## START Records

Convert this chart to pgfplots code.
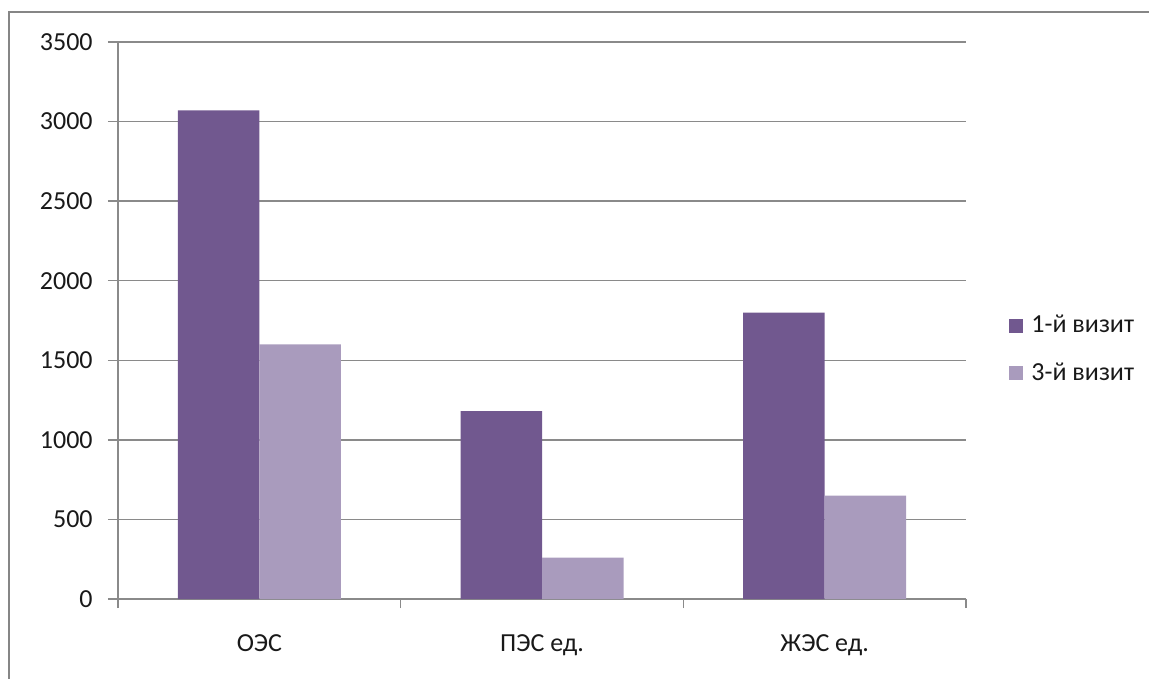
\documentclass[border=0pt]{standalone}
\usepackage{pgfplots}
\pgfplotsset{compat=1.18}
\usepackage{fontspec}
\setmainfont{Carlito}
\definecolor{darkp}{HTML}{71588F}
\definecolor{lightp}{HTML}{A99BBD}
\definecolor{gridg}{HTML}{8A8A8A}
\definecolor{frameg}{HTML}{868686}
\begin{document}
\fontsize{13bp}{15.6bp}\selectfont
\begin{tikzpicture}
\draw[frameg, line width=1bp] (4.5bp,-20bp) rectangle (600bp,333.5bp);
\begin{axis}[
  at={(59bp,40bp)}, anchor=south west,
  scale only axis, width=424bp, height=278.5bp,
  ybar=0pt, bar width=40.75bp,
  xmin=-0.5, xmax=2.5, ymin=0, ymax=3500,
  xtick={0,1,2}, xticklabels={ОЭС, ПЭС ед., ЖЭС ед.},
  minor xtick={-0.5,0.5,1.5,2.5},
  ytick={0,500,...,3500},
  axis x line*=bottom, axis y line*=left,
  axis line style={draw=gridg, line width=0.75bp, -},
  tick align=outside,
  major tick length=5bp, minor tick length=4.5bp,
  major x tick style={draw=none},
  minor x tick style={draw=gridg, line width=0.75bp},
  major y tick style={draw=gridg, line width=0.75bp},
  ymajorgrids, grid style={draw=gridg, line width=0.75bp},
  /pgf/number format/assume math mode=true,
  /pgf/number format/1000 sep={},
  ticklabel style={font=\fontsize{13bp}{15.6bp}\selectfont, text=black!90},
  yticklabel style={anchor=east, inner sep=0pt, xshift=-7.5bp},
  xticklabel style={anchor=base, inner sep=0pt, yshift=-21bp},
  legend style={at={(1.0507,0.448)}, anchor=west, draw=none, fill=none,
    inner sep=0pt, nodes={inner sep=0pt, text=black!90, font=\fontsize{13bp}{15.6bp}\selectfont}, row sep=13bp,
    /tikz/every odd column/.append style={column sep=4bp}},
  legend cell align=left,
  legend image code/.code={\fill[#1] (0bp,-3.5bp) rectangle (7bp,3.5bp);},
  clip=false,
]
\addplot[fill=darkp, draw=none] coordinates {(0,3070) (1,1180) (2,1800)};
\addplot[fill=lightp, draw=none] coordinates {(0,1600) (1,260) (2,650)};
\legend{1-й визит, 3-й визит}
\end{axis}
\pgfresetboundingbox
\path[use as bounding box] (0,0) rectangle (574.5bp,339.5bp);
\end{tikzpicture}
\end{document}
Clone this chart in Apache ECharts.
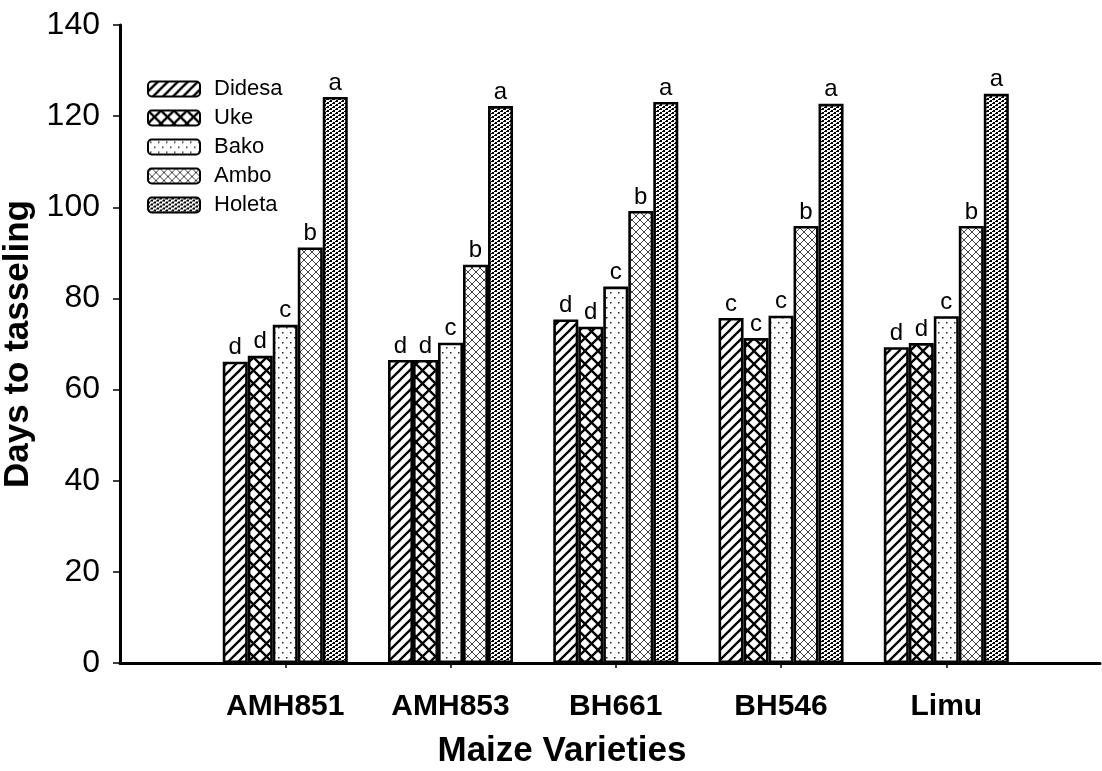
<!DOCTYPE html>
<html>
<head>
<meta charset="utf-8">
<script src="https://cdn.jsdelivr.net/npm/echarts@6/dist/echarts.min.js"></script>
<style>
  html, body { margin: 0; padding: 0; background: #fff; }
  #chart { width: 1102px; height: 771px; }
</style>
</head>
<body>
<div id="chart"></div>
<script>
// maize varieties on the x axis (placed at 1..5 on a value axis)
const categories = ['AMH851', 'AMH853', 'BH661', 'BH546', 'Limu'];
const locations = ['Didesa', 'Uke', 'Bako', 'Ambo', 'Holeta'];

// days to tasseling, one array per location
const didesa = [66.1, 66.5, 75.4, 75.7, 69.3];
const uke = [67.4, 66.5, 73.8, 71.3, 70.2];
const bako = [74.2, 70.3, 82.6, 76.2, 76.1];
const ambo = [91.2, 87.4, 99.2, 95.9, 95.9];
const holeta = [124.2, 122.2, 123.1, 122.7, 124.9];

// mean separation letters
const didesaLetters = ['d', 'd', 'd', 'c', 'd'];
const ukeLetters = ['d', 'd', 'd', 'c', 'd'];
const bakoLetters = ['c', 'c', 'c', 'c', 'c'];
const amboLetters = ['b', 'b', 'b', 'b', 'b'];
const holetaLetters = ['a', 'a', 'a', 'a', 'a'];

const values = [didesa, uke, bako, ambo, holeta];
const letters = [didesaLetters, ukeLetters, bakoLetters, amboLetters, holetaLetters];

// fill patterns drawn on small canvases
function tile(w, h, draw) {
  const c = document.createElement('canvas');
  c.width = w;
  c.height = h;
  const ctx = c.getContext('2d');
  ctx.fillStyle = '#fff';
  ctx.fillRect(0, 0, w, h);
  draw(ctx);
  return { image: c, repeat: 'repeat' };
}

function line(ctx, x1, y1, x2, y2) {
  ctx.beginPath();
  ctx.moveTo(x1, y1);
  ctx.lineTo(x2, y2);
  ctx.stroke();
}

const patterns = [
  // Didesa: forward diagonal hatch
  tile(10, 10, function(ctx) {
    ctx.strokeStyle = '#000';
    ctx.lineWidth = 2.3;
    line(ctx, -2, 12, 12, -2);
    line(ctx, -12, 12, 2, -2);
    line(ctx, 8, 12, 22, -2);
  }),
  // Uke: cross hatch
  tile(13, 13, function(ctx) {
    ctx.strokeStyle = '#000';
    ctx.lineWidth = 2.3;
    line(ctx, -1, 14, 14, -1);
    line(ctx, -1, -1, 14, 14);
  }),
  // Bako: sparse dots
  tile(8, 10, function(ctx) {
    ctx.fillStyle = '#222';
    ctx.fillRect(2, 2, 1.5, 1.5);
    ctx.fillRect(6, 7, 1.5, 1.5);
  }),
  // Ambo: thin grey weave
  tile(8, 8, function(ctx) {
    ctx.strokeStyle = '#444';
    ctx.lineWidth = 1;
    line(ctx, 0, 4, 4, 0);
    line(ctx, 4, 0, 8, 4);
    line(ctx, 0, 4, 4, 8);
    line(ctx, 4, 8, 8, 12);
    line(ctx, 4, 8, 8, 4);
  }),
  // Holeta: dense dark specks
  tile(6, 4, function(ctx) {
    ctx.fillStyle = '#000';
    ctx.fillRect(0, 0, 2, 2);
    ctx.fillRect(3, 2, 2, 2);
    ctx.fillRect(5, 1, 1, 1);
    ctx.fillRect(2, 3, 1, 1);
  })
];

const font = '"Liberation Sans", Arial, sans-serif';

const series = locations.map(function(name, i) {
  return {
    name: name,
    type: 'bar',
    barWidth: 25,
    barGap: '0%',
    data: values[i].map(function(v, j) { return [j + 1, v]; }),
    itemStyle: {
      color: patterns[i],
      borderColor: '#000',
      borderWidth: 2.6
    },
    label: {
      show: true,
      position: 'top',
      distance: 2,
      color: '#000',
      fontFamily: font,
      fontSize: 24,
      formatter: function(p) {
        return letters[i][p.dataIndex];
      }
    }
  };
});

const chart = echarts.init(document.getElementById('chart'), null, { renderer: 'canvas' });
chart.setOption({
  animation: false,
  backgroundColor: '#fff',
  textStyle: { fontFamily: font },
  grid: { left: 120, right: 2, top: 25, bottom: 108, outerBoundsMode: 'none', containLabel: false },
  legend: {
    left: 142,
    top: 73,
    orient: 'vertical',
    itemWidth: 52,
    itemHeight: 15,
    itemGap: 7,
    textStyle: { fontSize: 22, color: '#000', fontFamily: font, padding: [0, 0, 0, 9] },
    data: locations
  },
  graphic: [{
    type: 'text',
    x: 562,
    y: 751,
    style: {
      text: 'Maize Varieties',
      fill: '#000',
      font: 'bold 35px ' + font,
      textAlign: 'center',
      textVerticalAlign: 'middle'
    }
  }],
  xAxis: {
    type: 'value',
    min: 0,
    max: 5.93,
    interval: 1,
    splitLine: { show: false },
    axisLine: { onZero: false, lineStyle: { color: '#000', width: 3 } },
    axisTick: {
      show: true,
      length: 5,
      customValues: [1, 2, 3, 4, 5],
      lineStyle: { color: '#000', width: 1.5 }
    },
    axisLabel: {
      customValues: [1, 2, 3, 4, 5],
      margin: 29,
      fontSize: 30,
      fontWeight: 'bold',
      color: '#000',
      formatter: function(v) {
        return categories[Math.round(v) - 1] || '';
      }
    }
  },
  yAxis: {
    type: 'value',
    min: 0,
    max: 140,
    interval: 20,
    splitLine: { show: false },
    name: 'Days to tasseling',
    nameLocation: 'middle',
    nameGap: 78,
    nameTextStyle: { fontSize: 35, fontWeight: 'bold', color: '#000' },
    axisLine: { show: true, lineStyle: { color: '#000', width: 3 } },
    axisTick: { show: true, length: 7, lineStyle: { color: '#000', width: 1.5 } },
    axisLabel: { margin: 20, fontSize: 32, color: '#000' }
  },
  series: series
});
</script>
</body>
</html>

## END Records

_Exercise aim_: Copy down every line of the entries containing the word "code".

_Response to the task_:
Convert this chart to pgfplots code.
  legend image code/.code={\fill[#1] (0bp,-3.5bp) rectangle (7bp,3.5bp);},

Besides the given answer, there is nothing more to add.